The proposed rule would add a definition of “computer security incident” to each agency’s regulations that would read:

an occurrence that (i) results in actual or potential harm to the confidentiality, integrity, or availability of an information system or the information the system processes, stores, or transmits; or (ii) constitutes a violation or imminent threat of violation of security policies, security procedures, or acceptable use policies.

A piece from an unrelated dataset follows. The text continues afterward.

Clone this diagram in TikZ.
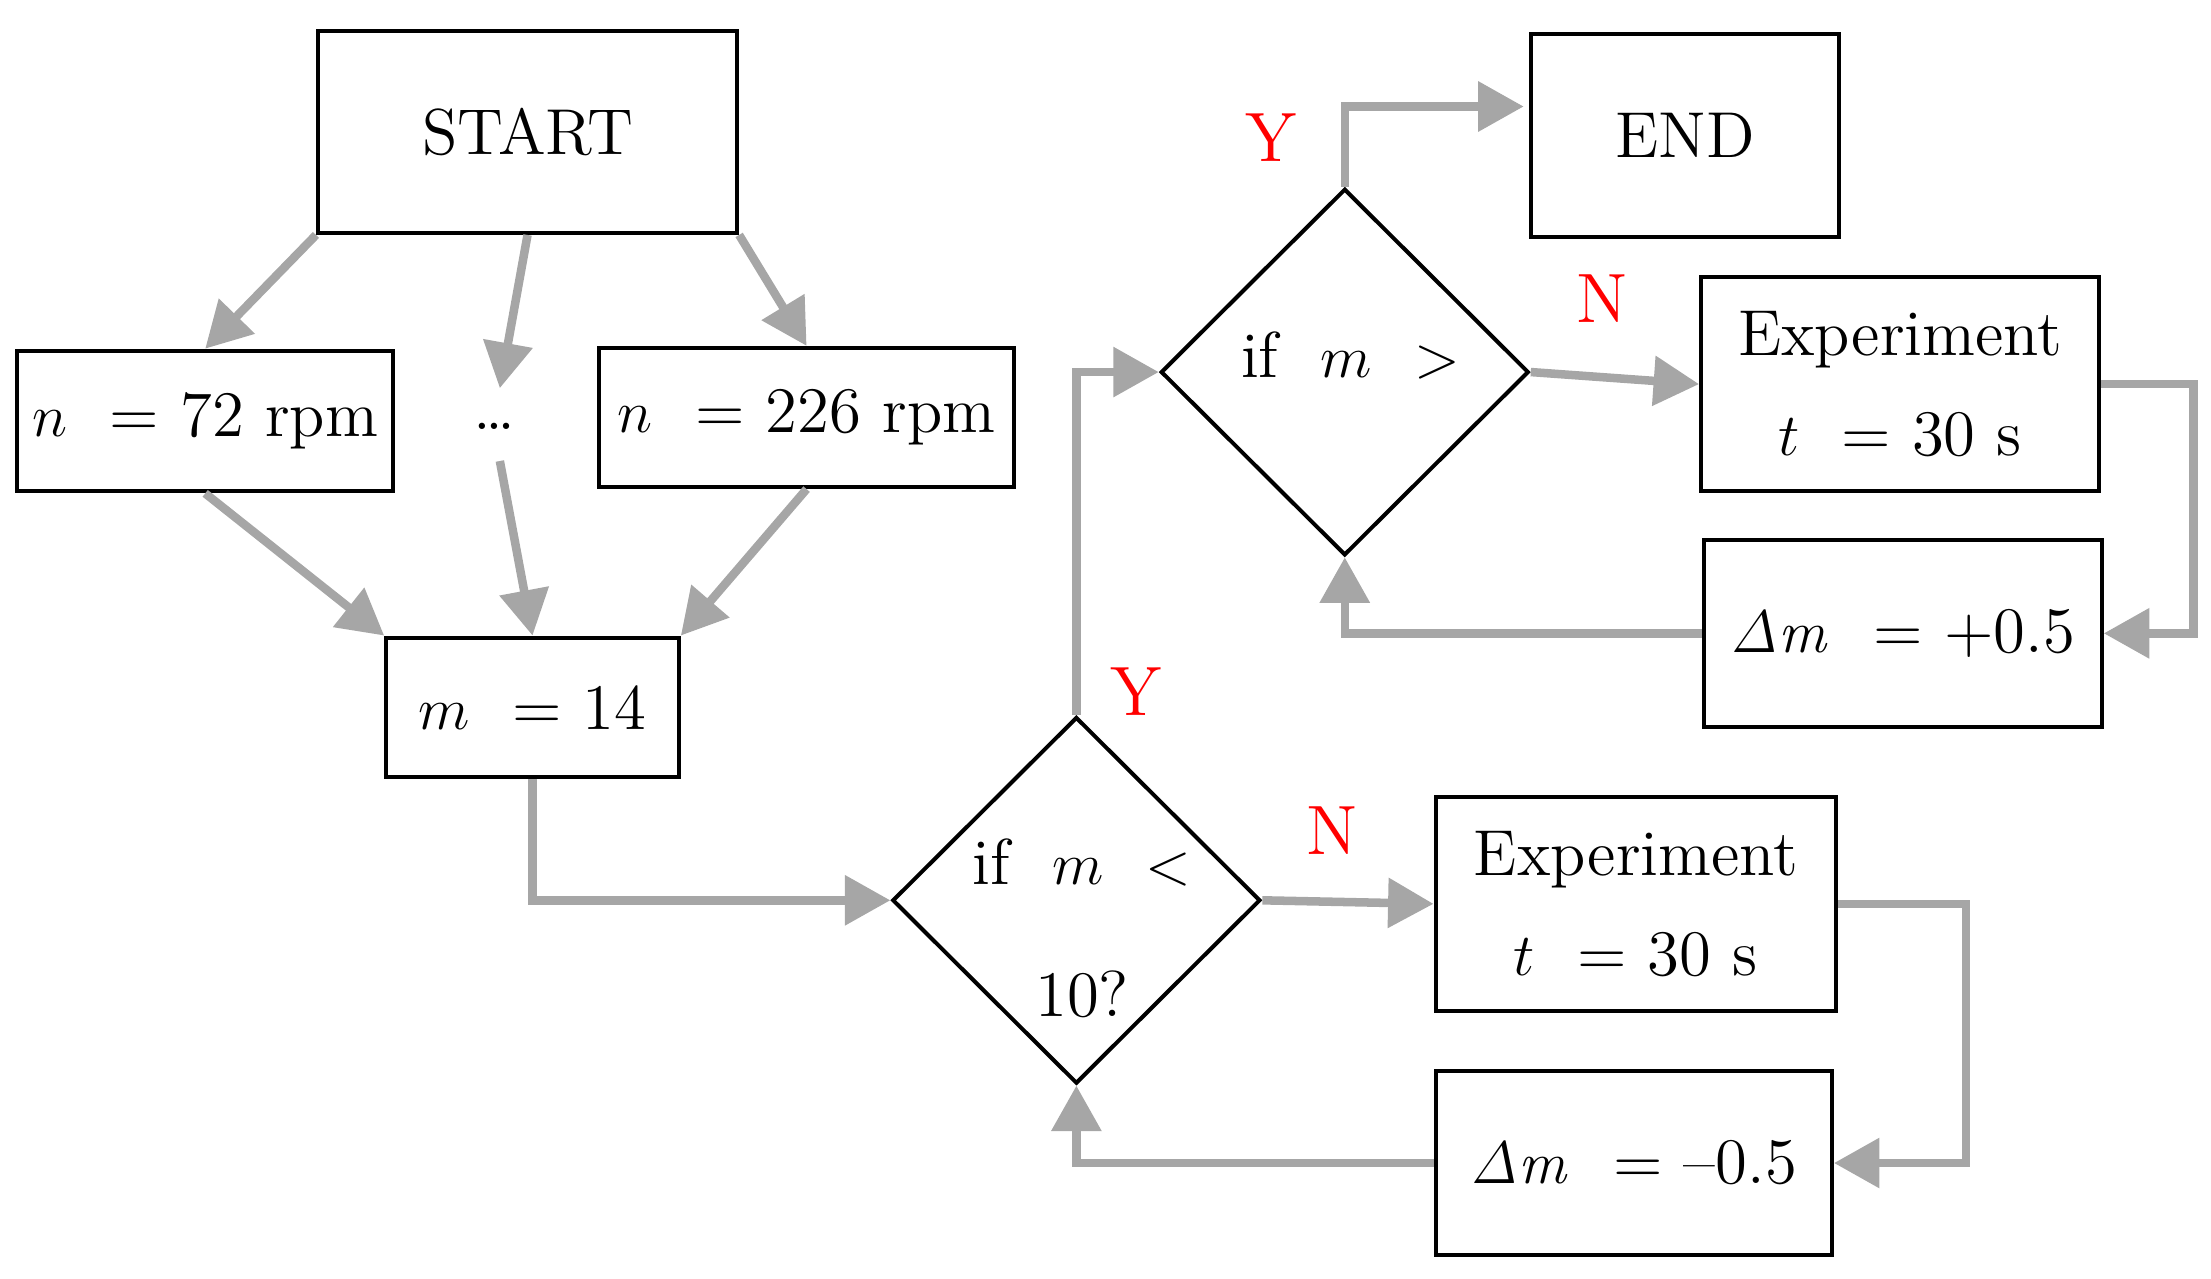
\documentclass[tikz,border=0pt]{standalone}
\usetikzlibrary{shapes.geometric,arrows.meta,calc}
\definecolor{ar}{HTML}{A6A6A6}
\definecolor{lab}{HTML}{FF0000}
\begin{document}
\begin{tikzpicture}[x=0.01cm,y=-0.01cm,
  box/.style={draw,line width=0.8pt,inner sep=0pt,font=\fontsize{13}{16}\selectfont,align=center},
  dia/.style={draw,diamond,line width=0.8pt,inner sep=0pt,minimum width=2.59cm,minimum height=2.58cm},
  txt/.style={font=\fontsize{13}{16}\selectfont},
  yn/.style={text=lab,font=\fontsize{14}{16}\selectfont},
  arr/.style={draw=ar,line width=0.06cm,-{Triangle[length=0.32cm,width=0.34cm]}}]
\useasboundingbox (0,0) rectangle (1557,900);
\node[box,minimum width=2.95cm,minimum height=1.42cm] (start) at (371.5,93) {START};
\node[box,minimum width=2.65cm,minimum height=0.99cm] (n72) at (144.5,296.5) {$n$~~= 72 rpm};
\node[txt] (dots) at (348,300) {\dots};
\node[box,minimum width=2.92cm,minimum height=0.98cm] (n226) at (568,294) {$n$~~= 226 rpm};
\node[box,minimum width=2.06cm,minimum height=0.98cm] (m14) at (375,498) {$m$~~= 14};
\node[dia] (d1) at (758,634) {};
\node[txt] (d1a) at (762,607) {if~~$m$~~$<$};
\node[txt] (d1b) at (762,700) {10?};
\node[dia] (d2) at (947,262) {};
\node[txt] (d2a) at (951,250) {if~~$m$~~$>$};
\node[box,minimum width=2.17cm,minimum height=1.43cm] (end) at (1186.5,95.5) {END};
\node[box,minimum width=2.80cm,minimum height=1.51cm] (exp1) at (1338,270.5) {Experiment\\[4pt]$t$~~= 30 s};
\node[box,minimum width=2.80cm,minimum height=1.32cm] (dm1) at (1340,446) {$\mathit{\Delta m}$~~= +0.5};
\node[box,minimum width=2.82cm,minimum height=1.51cm] (exp2) at (1152,636.5) {Experiment\\[4pt]$t$~~= 30 s};
\node[box,minimum width=2.79cm,minimum height=1.30cm] (dm2) at (1150.5,819) {$\mathit{\Delta m}$~~= –0.5};
\node[yn] (y1) at (895,97) {Y};
\node[yn] (n1) at (1128,210) {N};
\node[yn] (y2) at (800,487) {Y};
\node[yn] (n2) at (938,585) {N};
\coordinate (c1) at (1073,75);
\draw[arr] (start.south west) -- (n72.north);
\draw[arr] (start.south) -- ($(dots.north)+(4,-12)$);
\draw[arr] (start.south east) -- (n226.north);
\draw[arr] (n72.south) -- (m14.north west);
\draw[arr] ($(dots.south)+(4,10)$) -- (m14.north);
\draw[arr] (n226.south) -- (m14.north east);
\draw[arr] (m14.south) |- (d1.west);
\draw[arr] (d1.north) |- (d2.west);
\draw[arr] (d2.east) -- (exp1.west);
\draw[arr] (d2.north) |- (c1);
\draw[arr] (exp1.east) -- ++(65,0) |- (dm1.east);
\draw[arr] (dm1.west) -| (d2.south);
\draw[arr] (d1.east) -- (exp2.west);
\draw[arr] (exp2.east) -- ++(90,0) |- (dm2.east);
\draw[arr] (dm2.west) -| (d1.south);
\end{tikzpicture}
\end{document}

Most importantly, note that this definition is NOT limited to personal information. Not all “computer security incidents” would require notification to bank regulators. The term “notification incident” would mean that a banking organization believes in good faith a computer security incident” could materially disrupt, degrade, or impair—

  • the ability of the banking organization to carry out banking operations, activities, or processes, or deliver banking products and services to a material portion of its customer base, in the ordinary course of business;
  • any business line of a banking organization, including associated operations, services, functions and support, and would result in a material loss of revenue, profit or franchise value; or
  • those operations of a banking organization, including associated services, functions and support, as applicable, the failure or discontinuance of which would pose a threat to the financial stability of the United States.

The proposed regulation specifically includes as an example of a notification incident a “ransom malware attack that encrypts a core banking system or backup data.” Service providers would be required to notify two individuals at each affected banking organization.

Comments on the proposal

The regulators have indicated that they are seeking comments on the proposal as well as on several questions included in the notice. Among those questions are:

  • Should the definition of “computer security incident” include only occurrences that result in actual harm or actual violation of security policies, security procedures or acceptable use policies?
  • How should the 36-hour timeframe for notification be modified, if at all, and why? Should it be made shorter or longer?
  • Do existing contracts between banking organizations and bank service providers already have provisions that would allow banking organizations to meet the proposed notification incident requirements? The agencies are seeking information on how bank service providers currently notify banking organizations of service disruptions under existing contracts between bank service providers and banking organizations.
  • The agencies invite comments on specific examples of computer-security incidents that should, or should not, constitute notification incidents.

The comment period will commence upon publication in the Federal Register and extend for 90 days.